There could have been a whole lot more damage done if one of the stray bullets had hit an innocent bystander Downtown shopping or waiting for a bus after work. I knew the answer when I asked the question, “were they all Black?” The answer, yes. And they were all young, under 30, probably under 25.
In the college incident apparently a young male had interest in two young females. Well, instead of confronting the male about his two-timing her, the one girl chose to get a group of her friends together to confront the other girl. Well I’ve seen and heard a lot about this kind of behavior among young females and sometimes older females. I know one girl who actually transferred from her high school because she had to face a group of girls every day because the guy one of these girls liked was talking to her. But this was high school, you expect more from college students.
The two girls who were jumped by the five, at least to their credit they filed a police report, which could and should lead to probation or suspension from school of the other five. They did not go back to the street code of we don’t talk to the cops; we will take care of this ourselves. So hopefully the police and school officials will do something.

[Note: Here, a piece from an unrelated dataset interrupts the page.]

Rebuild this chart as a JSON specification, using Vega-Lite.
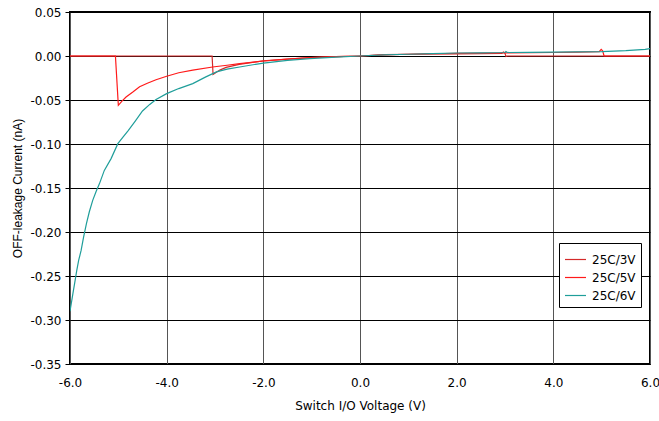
{
  "$schema": "https://vega.github.io/schema/vega-lite/v6.json",
  "width": 580,
  "height": 352,
  "autosize": {"type": "none"},
  "padding": {"left": 70, "top": 12, "right": 9, "bottom": 57},
  "background": "white",
  "config": {
    "font": "DejaVu Sans",
    "view": {"stroke": "black", "strokeWidth": 2},
    "axis": {"labelFont": "DejaVu Sans", "titleFont": "DejaVu Sans", "labelColor": "black", "titleColor": "black", "labelFontSize": 12, "titleFontSize": 12, "titleFontWeight": "normal"}
  },
  "data": {"values": [
    {"s": "25C/3V", "x": -6.0, "y": 0},
    {"s": "25C/3V", "x": -3.06, "y": 0},
    {"s": "25C/3V", "x": -3.04, "y": -0.021},
    {"s": "25C/3V", "x": -2.9, "y": -0.016},
    {"s": "25C/3V", "x": -2.77, "y": -0.013},
    {"s": "25C/3V", "x": -2.5, "y": -0.0095},
    {"s": "25C/3V", "x": -2.0, "y": -0.0055},
    {"s": "25C/3V", "x": -1.5, "y": -0.0035},
    {"s": "25C/3V", "x": -1.0, "y": -0.0018},
    {"s": "25C/3V", "x": -0.5, "y": -0.0008},
    {"s": "25C/3V", "x": 0.0, "y": 0},
    {"s": "25C/3V", "x": 0.5, "y": 0.0015},
    {"s": "25C/3V", "x": 1.0, "y": 0.002},
    {"s": "25C/3V", "x": 1.5, "y": 0.0025},
    {"s": "25C/3V", "x": 2.0, "y": 0.0025},
    {"s": "25C/3V", "x": 2.5, "y": 0.0028},
    {"s": "25C/3V", "x": 2.93, "y": 0.003},
    {"s": "25C/3V", "x": 2.97, "y": 0.0045},
    {"s": "25C/3V", "x": 3.0, "y": 0.003},
    {"s": "25C/3V", "x": 3.02, "y": -0.0005},
    {"s": "25C/3V", "x": 3.05, "y": 0},
    {"s": "25C/3V", "x": 6.0, "y": 0},
    {"s": "25C/5V", "x": -6.0, "y": 0},
    {"s": "25C/5V", "x": -5.06, "y": 0},
    {"s": "25C/5V", "x": -5.0, "y": -0.056},
    {"s": "25C/5V", "x": -4.92, "y": -0.051},
    {"s": "25C/5V", "x": -4.84, "y": -0.0466},
    {"s": "25C/5V", "x": -4.7, "y": -0.041},
    {"s": "25C/5V", "x": -4.56, "y": -0.035},
    {"s": "25C/5V", "x": -4.4, "y": -0.031},
    {"s": "25C/5V", "x": -4.22, "y": -0.027},
    {"s": "25C/5V", "x": -4.0, "y": -0.023},
    {"s": "25C/5V", "x": -3.75, "y": -0.019},
    {"s": "25C/5V", "x": -3.46, "y": -0.016},
    {"s": "25C/5V", "x": -3.05, "y": -0.0125},
    {"s": "25C/5V", "x": -2.75, "y": -0.0105},
    {"s": "25C/5V", "x": -2.49, "y": -0.0087},
    {"s": "25C/5V", "x": -2.0, "y": -0.0057},
    {"s": "25C/5V", "x": -1.5, "y": -0.0035},
    {"s": "25C/5V", "x": -1.04, "y": -0.0019},
    {"s": "25C/5V", "x": -0.5, "y": -0.0008},
    {"s": "25C/5V", "x": 0.0, "y": 0},
    {"s": "25C/5V", "x": 0.5, "y": 0.0012},
    {"s": "25C/5V", "x": 1.0, "y": 0.002},
    {"s": "25C/5V", "x": 2.0, "y": 0.003},
    {"s": "25C/5V", "x": 3.0, "y": 0.0035},
    {"s": "25C/5V", "x": 4.0, "y": 0.004},
    {"s": "25C/5V", "x": 4.5, "y": 0.0045},
    {"s": "25C/5V", "x": 4.95, "y": 0.005},
    {"s": "25C/5V", "x": 4.99, "y": 0.0075},
    {"s": "25C/5V", "x": 5.02, "y": 0.006},
    {"s": "25C/5V", "x": 5.05, "y": 0},
    {"s": "25C/5V", "x": 6.0, "y": 0},
    {"s": "25C/6V", "x": -6.0, "y": -0.29},
    {"s": "25C/6V", "x": -5.97, "y": -0.28},
    {"s": "25C/6V", "x": -5.94, "y": -0.27},
    {"s": "25C/6V", "x": -5.9, "y": -0.257},
    {"s": "25C/6V", "x": -5.86, "y": -0.2435},
    {"s": "25C/6V", "x": -5.82, "y": -0.232},
    {"s": "25C/6V", "x": -5.77, "y": -0.221},
    {"s": "25C/6V", "x": -5.72, "y": -0.206},
    {"s": "25C/6V", "x": -5.66, "y": -0.1905},
    {"s": "25C/6V", "x": -5.6, "y": -0.177},
    {"s": "25C/6V", "x": -5.53, "y": -0.164},
    {"s": "25C/6V", "x": -5.46, "y": -0.154},
    {"s": "25C/6V", "x": -5.39, "y": -0.145},
    {"s": "25C/6V", "x": -5.29, "y": -0.13},
    {"s": "25C/6V", "x": -5.15, "y": -0.1166},
    {"s": "25C/6V", "x": -5.01, "y": -0.0996},
    {"s": "25C/6V", "x": -4.9, "y": -0.092},
    {"s": "25C/6V", "x": -4.8, "y": -0.085},
    {"s": "25C/6V", "x": -4.65, "y": -0.074},
    {"s": "25C/6V", "x": -4.5, "y": -0.0625},
    {"s": "25C/6V", "x": -4.35, "y": -0.055},
    {"s": "25C/6V", "x": -4.22, "y": -0.0495},
    {"s": "25C/6V", "x": -4.0, "y": -0.0428},
    {"s": "25C/6V", "x": -3.75, "y": -0.037},
    {"s": "25C/6V", "x": -3.46, "y": -0.0314},
    {"s": "25C/6V", "x": -3.2, "y": -0.024},
    {"s": "25C/6V", "x": -2.97, "y": -0.018},
    {"s": "25C/6V", "x": -2.75, "y": -0.015},
    {"s": "25C/6V", "x": -2.49, "y": -0.0125},
    {"s": "25C/6V", "x": -2.0, "y": -0.008},
    {"s": "25C/6V", "x": -1.5, "y": -0.005},
    {"s": "25C/6V", "x": -1.04, "y": -0.003},
    {"s": "25C/6V", "x": -0.5, "y": -0.0012},
    {"s": "25C/6V", "x": 0.0, "y": 0},
    {"s": "25C/6V", "x": 0.5, "y": 0.0012},
    {"s": "25C/6V", "x": 1.0, "y": 0.002},
    {"s": "25C/6V", "x": 1.5, "y": 0.0028},
    {"s": "25C/6V", "x": 2.0, "y": 0.0034},
    {"s": "25C/6V", "x": 2.5, "y": 0.0036},
    {"s": "25C/6V", "x": 3.0, "y": 0.004},
    {"s": "25C/6V", "x": 3.02, "y": 0.005},
    {"s": "25C/6V", "x": 3.05, "y": 0.004},
    {"s": "25C/6V", "x": 3.5, "y": 0.0042},
    {"s": "25C/6V", "x": 4.0, "y": 0.0045},
    {"s": "25C/6V", "x": 4.5, "y": 0.0048},
    {"s": "25C/6V", "x": 5.0, "y": 0.005},
    {"s": "25C/6V", "x": 5.5, "y": 0.006},
    {"s": "25C/6V", "x": 5.9, "y": 0.0075},
    {"s": "25C/6V", "x": 6.0, "y": 0.0085}
  ]},
  "mark": {"type": "line", "strokeWidth": 1.2, "clip": true},
  "encoding": {
    "x": {
      "field": "x", "type": "quantitative",
      "scale": {"domain": [-6, 6], "nice": false, "zero": false},
      "axis": {
        "title": "Switch I/O Voltage (V)",
        "values": [-6, -4, -2, 0, 2, 4, 6],
        "format": ".1f",
        "labelExpr": "replace(datum.label, '\u2212', '-')",
        "ticks": false,
        "labelPadding": 13,
        "titlePadding": 12,
        "domain": false,
        "grid": true, "gridColor": "#555555", "gridOpacity": 1, "gridWidth": 1,
        "labelFlush": false
      }
    },
    "y": {
      "field": "y", "type": "quantitative",
      "scale": {"domain": [-0.35, 0.05], "nice": false, "zero": false},
      "axis": {
        "title": "OFF-leakage Current (nA)",
        "titleFont": "Liberation Sans",
        "values": [-0.35, -0.3, -0.25, -0.2, -0.15, -0.1, -0.05, 0, 0.05],
        "format": ".2f",
        "labelExpr": "replace(datum.label, '\u2212', '-')",
        "tickSize": 5, "tickColor": "black", "tickWidth": 1,
        "labelPadding": 4,
        "titlePadding": 5,
        "domain": false,
        "grid": true, "gridColor": "black", "gridOpacity": 1, "gridWidth": 1,
        "labelFlush": false
      }
    },
    "color": {
      "field": "s", "type": "nominal",
      "scale": {"domain": ["25C/3V", "25C/5V", "25C/6V"], "range": ["#d42a2a", "#ff1a1a", "#1f9e9a"]},
      "legend": {
        "title": null,
        "orient": "none",
        "legendX": 489,
        "legendY": 231,
        "fillColor": "white",
        "strokeColor": "black",
        "padding": 5,
        "symbolType": "stroke",
        "symbolSize": 440,
        "symbolStrokeWidth": 1.2,
        "rowPadding": 0,
        "labelFont": "DejaVu Sans",
        "labelFontSize": 12,
        "labelOffset": 5,
        "labelColor": "black"
      }
    }
  }
}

Both incidents have become so common. Our young people tend to believe that all problems are to be solved with their fists, knives or guns. Do we not have the verbal or mental capacity to solve our problems through talking, or by using our brains? All fighting does is get your butt whipped, or you end up in jail or in trouble, even if you win the fight. What the girl who felt like she was being two-timed should have done was call the other girl, tell her what was going down, and if the other girl didn’t care, which she probably wouldn’t, then confront the male. Of course he’s going to lie, so find a way to get all parties together, in which he has to tell the truth. Then move on with your life, there’s no need to jump the other female, or the ex-boyfriend. Yes, I know it hurts when we are lied to or rejected, but beating up the other female is not going to make him love or want you. He’s still going to pursue her, because guys don’t desire women because they can fight well.
It’s not worth it being killed, crippled, losing an eye or being kicked out of school or losing a job.
As for the Downtown incident, it’s really hard to raise kids these days because you have to be so careful about who they hang with. Because girls and boys have a tendency to hang in packs these days, and when two packs run into each other at a public event or Downtown, if there are bad feelings from one person in each pack, then the two packs became involved, and if your daughter or son is with one of these packs then they get caught up in it.
That’s why it’s so important to know your children’s friends. And that becomes harder and harder as they get older, college age or young adults. But it’s so important that when you can get a word in edge wise over the cell phone, to talk to them about friends, and violence.
How many times have kids come home from college and gotten in trouble by hanging out with friends who were just hanging out.
I don’t have the answer, but I encourage the many groups, organizations and individuals who are working to stop the violence, and create within our young people better ways of resolving their differences than with their fists, knives, or guns, because there are no winners when it comes to violence.
(Ulish Carter is the managing editor of the New Pittsburgh Courier.)